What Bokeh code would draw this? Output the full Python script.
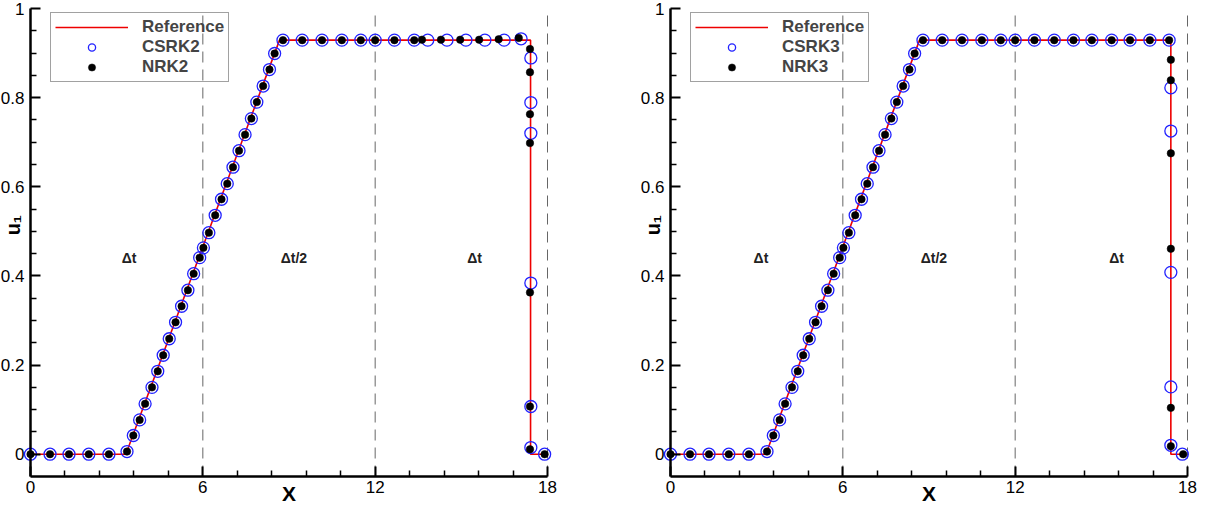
import math
from bokeh.plotting import figure
from bokeh.layouts import row
from bokeh.models import Label, FixedTicker, Range1d
from bokeh.embed import file_html
from bokeh.resources import INLINE

# ---------------- data ----------------
x_ticks = [0, 6, 12, 18]
x_tick_labels = ["0", "6", "12", "18"]
x_minor = [1.2, 2.4, 3.6, 4.8, 7.2, 8.4, 9.6, 10.8, 13.2, 14.4, 15.6, 16.8]
y_ticks = [0, 0.2, 0.4, 0.6, 0.8, 1.0]
y_tick_labels = ["0", "0.2", "0.4", "0.6", "0.8", "1"]
y_minor = [0.05, 0.1, 0.15, 0.25, 0.3, 0.35, 0.45, 0.5, 0.55, 0.65, 0.7, 0.75, 0.85, 0.9, 0.95]
x_lim = [0, 18]
y_lim = [-0.05, 1.0]
interfaces = [6, 12, 18]
region_labels = ["Δt", "Δt/2", "Δt"]

# left panel
ref2_x = [0, 3.32, 8.67, 17.41, 17.41, 17.9]
ref2_y = [0, 0, 0.929, 0.929, 0, 0]

csrk2_x = [0, 0.68, 1.34, 2.03, 2.73, 3.36, 3.58, 3.80, 3.99, 4.23, 4.43, 4.62, 4.83, 5.05, 5.26,
           5.48, 5.68, 5.89, 6.02, 6.21, 6.43, 6.65, 6.85, 7.05, 7.26, 7.47, 7.69, 7.88, 8.10, 8.32,
           8.50, 8.79, 9.46, 10.15, 10.84, 11.50, 12.0, 12.67, 13.36, 13.83, 14.50, 15.16, 15.82,
           16.49, 17.08, 17.42, 17.42, 17.42, 17.42, 17.42, 17.42, 17.9]
csrk2_y = [0, 0, 0, 0, 0, 0.006, 0.042, 0.077, 0.113, 0.150, 0.186, 0.222, 0.259, 0.296, 0.332,
           0.368, 0.405, 0.441, 0.463, 0.497, 0.536, 0.572, 0.607, 0.644, 0.681, 0.717, 0.753, 0.790,
           0.826, 0.863, 0.899, 0.929, 0.929, 0.929, 0.929, 0.929, 0.929, 0.929, 0.929, 0.929, 0.929,
           0.929, 0.929, 0.929, 0.932, 0.889, 0.789, 0.720, 0.384, 0.107, 0.015, 0]

nrk2_x = [0, 0.68, 1.34, 2.03, 2.73, 3.36, 3.58, 3.80, 3.99, 4.23, 4.43, 4.62, 4.83, 5.05, 5.26,
          5.48, 5.68, 5.89, 6.02, 6.21, 6.43, 6.65, 6.85, 7.05, 7.26, 7.47, 7.69, 7.88, 8.10, 8.32,
          8.50, 8.79, 9.46, 10.15, 10.84, 11.50, 12.0, 12.67, 13.36, 13.63, 14.29, 14.96, 15.62,
          16.30, 17.00, 17.39, 17.39, 17.39, 17.39, 17.39, 17.39, 17.39, 17.9]
nrk2_y = [0, 0, 0, 0, 0, 0.006, 0.042, 0.077, 0.113, 0.150, 0.186, 0.222, 0.259, 0.296, 0.332,
          0.368, 0.405, 0.441, 0.463, 0.497, 0.536, 0.572, 0.607, 0.644, 0.681, 0.717, 0.753, 0.790,
          0.826, 0.863, 0.899, 0.929, 0.929, 0.929, 0.929, 0.929, 0.929, 0.929, 0.929, 0.930, 0.930,
          0.930, 0.930, 0.931, 0.934, 0.909, 0.857, 0.763, 0.698, 0.363, 0.107, 0.011, 0]

# right panel
ref3_x = [0, 3.32, 8.67, 17.42, 17.42, 17.82]
ref3_y = [0, 0, 0.929, 0.929, 0, 0]

csrk3_x = [0, 0.68, 1.34, 2.03, 2.73, 3.36, 3.58, 3.80, 3.99, 4.23, 4.43, 4.62, 4.83, 5.05, 5.26,
           5.48, 5.68, 5.89, 6.02, 6.21, 6.43, 6.65, 6.85, 7.05, 7.26, 7.47, 7.69, 7.88, 8.10, 8.32,
           8.50, 8.79, 9.46, 10.15, 10.84, 11.50, 12.0, 12.67, 13.36, 14.03, 14.67, 15.36, 16.00,
           16.69, 17.36, 17.42, 17.42, 17.42, 17.42, 17.42, 17.82]
csrk3_y = [0, 0, 0, 0, 0, 0.006, 0.042, 0.077, 0.113, 0.150, 0.186, 0.222, 0.259, 0.296, 0.332,
           0.368, 0.405, 0.441, 0.463, 0.497, 0.536, 0.572, 0.607, 0.644, 0.681, 0.717, 0.753, 0.790,
           0.826, 0.863, 0.899, 0.929, 0.929, 0.929, 0.929, 0.929, 0.929, 0.929, 0.929, 0.929, 0.929,
           0.929, 0.929, 0.929, 0.929, 0.822, 0.725, 0.408, 0.151, 0.020, 0]

nrk3_x = [0, 0.68, 1.34, 2.03, 2.73, 3.36, 3.58, 3.80, 3.99, 4.23, 4.43, 4.62, 4.83, 5.05, 5.26,
          5.48, 5.68, 5.89, 6.02, 6.21, 6.43, 6.65, 6.85, 7.05, 7.26, 7.47, 7.69, 7.88, 8.10, 8.32,
          8.50, 8.79, 9.46, 10.15, 10.84, 11.50, 12.0, 12.67, 13.36, 14.03, 14.67, 15.36, 16.00,
          16.69, 17.36, 17.42, 17.42, 17.42, 17.42, 17.42, 17.42, 17.85]
nrk3_y = [0, 0, 0, 0, 0, 0.006, 0.042, 0.077, 0.113, 0.150, 0.186, 0.222, 0.259, 0.296, 0.332,
          0.368, 0.405, 0.441, 0.463, 0.497, 0.536, 0.572, 0.607, 0.644, 0.681, 0.717, 0.753, 0.790,
          0.826, 0.863, 0.899, 0.929, 0.929, 0.929, 0.929, 0.929, 0.929, 0.929, 0.929, 0.929, 0.929,
          0.929, 0.929, 0.929, 0.929, 0.885, 0.839, 0.675, 0.461, 0.104, 0.018, 0]

FONT = "Liberation Sans"

# ---------------- layout geometry (pixels inside each canvas) ----------------
H = 507               # canvas height
AX_LEFT = 30          # pixel column of x = 0
AX_W = 517            # pixels from x = 0 to x = 18
AX_TOP = 8            # pixel row of y = 1
AX_BOTTOM = 476       # pixel row of y = -0.05


def make_panel(ref_x, ref_y, cs_x, cs_y, nr_x, nr_y, cs_name, nr_name, label_x, width):
    xs = AX_W / (x_lim[1] - x_lim[0])
    ys = (AX_BOTTOM - AX_TOP) / (y_lim[1] - y_lim[0])
    xr = Range1d(x_lim[0] - AX_LEFT / xs, x_lim[0] + (width - AX_LEFT) / xs)
    yr = Range1d(y_lim[0] - (H - AX_BOTTOM) / ys, y_lim[1] + AX_TOP / ys)

    p = figure(width=width, height=H, output_backend="svg", toolbar_location=None,
               x_range=xr, y_range=yr,
               min_border_left=0, min_border_right=0, min_border_top=0, min_border_bottom=0)
    p.title.visible = False
    p.xgrid.visible = False
    p.ygrid.visible = False
    p.outline_line_color = None
    p.background_fill_color = "white"
    p.border_fill_color = "white"

    # dashed interface lines
    p.segment(x0=interfaces, y0=[y_lim[0]] * len(interfaces), x1=interfaces,
              y1=[y_lim[1]] * len(interfaces), line_color="#666666", line_width=1,
              line_dash="11 7")

    p.line(ref_x, ref_y, line_color="#ee0000", line_width=1.6, legend_label="Reference")
    p.scatter(cs_x, cs_y, marker="circle", size=12, fill_color=None, line_color="#2222ff",
              line_width=1.3, legend_label=cs_name)
    p.scatter(nr_x, nr_y, marker="circle", size=7.5, fill_color="black", line_color="black",
              line_width=0.5, legend_label=nr_name)

    xa = p.xaxis[0]
    ya = p.yaxis[0]
    xa.fixed_location = y_lim[0]
    ya.fixed_location = x_lim[0]
    xa.bounds = tuple(x_lim)
    ya.bounds = tuple(y_lim)
    for ax in (xa, ya):
        ax.axis_line_width = 2.5
        ax.axis_line_color = "black"
        ax.major_tick_in = 10
        ax.major_tick_out = 0
        ax.minor_tick_in = 6
        ax.minor_tick_out = 0
        ax.major_tick_line_width = 2
        ax.minor_tick_line_width = 1.5
        ax.major_tick_line_color = "black"
        ax.minor_tick_line_color = "black"
        ax.major_label_text_font = FONT
        ax.major_label_text_font_size = "17px"
        ax.major_label_text_color = "black"
    xa.ticker = FixedTicker(ticks=x_ticks, minor_ticks=x_minor)
    ya.ticker = FixedTicker(ticks=y_ticks, minor_ticks=y_minor)
    xa.major_label_overrides = dict(zip(x_ticks, x_tick_labels))
    ya.major_label_overrides = dict(zip(y_ticks, y_tick_labels))
    xa.major_label_standoff = 4
    ya.major_label_standoff = 6

    # axis titles
    p.add_layout(Label(x=(x_lim[0] + x_lim[1]) / 2, y=y_lim[0], y_offset=-17, text="X",
                       text_align="center", text_baseline="middle", text_font=FONT,
                       text_font_style="bold", text_font_size="21px", text_color="black"))
    p.add_layout(Label(x=x_lim[0], y=0.514, x_offset=-18, text="u₁", angle=math.pi / 2,
                       text_align="center", text_baseline="middle", text_font=FONT,
                       text_font_style="bold", text_font_size="20px", text_color="black"))

    # region annotations
    for lx, txt in zip(label_x, region_labels):
        p.add_layout(Label(x=lx, y=0.44, text=txt, text_align="center", text_baseline="middle",
                           text_font=FONT, text_font_style="bold", text_font_size="14px",
                           text_color="#222222"))

    leg = p.legend[0]
    leg.location = (AX_LEFT + 20, H - 16 - 66)
    leg.margin = 0
    leg.padding = 4
    leg.spacing = 0
    leg.glyph_width = 73
    leg.glyph_height = 18
    leg.label_height = 18
    leg.label_standoff = 14
    leg.label_text_font = FONT
    leg.label_text_font_style = "bold"
    leg.label_text_font_size = "17px"
    leg.background_fill_alpha = 0
    leg.border_line_color = "#444444"
    leg.border_line_width = 1
    return p


p1 = make_panel(ref2_x, ref2_y, csrk2_x, csrk2_y, nrk2_x, nrk2_y, "CSRK2", "NRK2",
                [3.43, 9.17, 15.46], 640)
p2 = make_panel(ref3_x, ref3_y, csrk3_x, csrk3_y, nrk3_x, nrk3_y, "CSRK3", "NRK3",
                [3.15, 9.17, 15.53], 565)

layout = row(p1, p2)
open("out.html", "w").write(file_html(layout, INLINE, title="u1 profiles"))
--------------------------------------------------
▶ _Stated exercise_
Every line from the start of the listing above through the line with "ref2_y = [0, 0, 0.929, 0.929, 0, 0]" should be repeated exactly; skip the pictures and add nothing else.

▶ _Response for this exercise_
What Bokeh code would draw this? Output the full Python script.
import math
from bokeh.plotting import figure
from bokeh.layouts import row
from bokeh.models import Label, FixedTicker, Range1d
from bokeh.embed import file_html
from bokeh.resources import INLINE

# ---------------- data ----------------
x_ticks = [0, 6, 12, 18]
x_tick_labels = ["0", "6", "12", "18"]
x_minor = [1.2, 2.4, 3.6, 4.8, 7.2, 8.4, 9.6, 10.8, 13.2, 14.4, 15.6, 16.8]
y_ticks = [0, 0.2, 0.4, 0.6, 0.8, 1.0]
y_tick_labels = ["0", "0.2", "0.4", "0.6", "0.8", "1"]
y_minor = [0.05, 0.1, 0.15, 0.25, 0.3, 0.35, 0.45, 0.5, 0.55, 0.65, 0.7, 0.75, 0.85, 0.9, 0.95]
x_lim = [0, 18]
y_lim = [-0.05, 1.0]
interfaces = [6, 12, 18]
region_labels = ["Δt", "Δt/2", "Δt"]

# left panel
ref2_x = [0, 3.32, 8.67, 17.41, 17.41, 17.9]
ref2_y = [0, 0, 0.929, 0.929, 0, 0]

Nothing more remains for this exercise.